Step 4: Change Communication Method
Priority ranking: Fiber optic > Wired network > Change carrier > Optimize wireless solution
If conditions permit, deploy fiber optic directly. Wired networks have no multi-layer NAT timeouts or base station handover issues—their stability is fundamentally different. If the problem disappears after changing communication methods, you can basically confirm it was an architectural defect of the original method.
Practical experience: we ultimately resolved the issue only after switching to fiber optic. No matter how much wireless communication is optimized, its stability cannot match wired connections.
IV. Conclusions
Ping is the minimum viable test and cannot represent business-layer status. ICMP does not check connection registration tables; NAT forwarding requires no state maintenance for ICMP. Next time you encounter a communication fault, capture packets first—don’t ping first.
Packet analysis is the core method for problem localization. Indicator lights can mislead; ping can mislead. But packets record the actual communication behavior that occurred. The breakthrough in this troubleshooting effort came from finding the pattern in Message 50.

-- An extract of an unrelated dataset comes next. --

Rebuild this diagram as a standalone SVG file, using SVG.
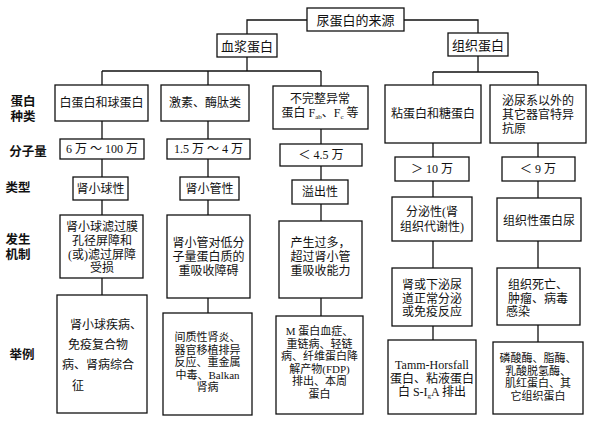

TCP long connections in wireless communication have structural weaknesses. Multi-layer NAT connection registration table timeouts are the primary cause of TCP disconnections in wireless communication scenarios. This is not a problem with any particular device—it is an inherent characteristic of 4G architecture. In scenarios where fiber optic is available, prioritize wired connections. This is not “wireless is bad,” but rather “the complexity of wireless has been underestimated.”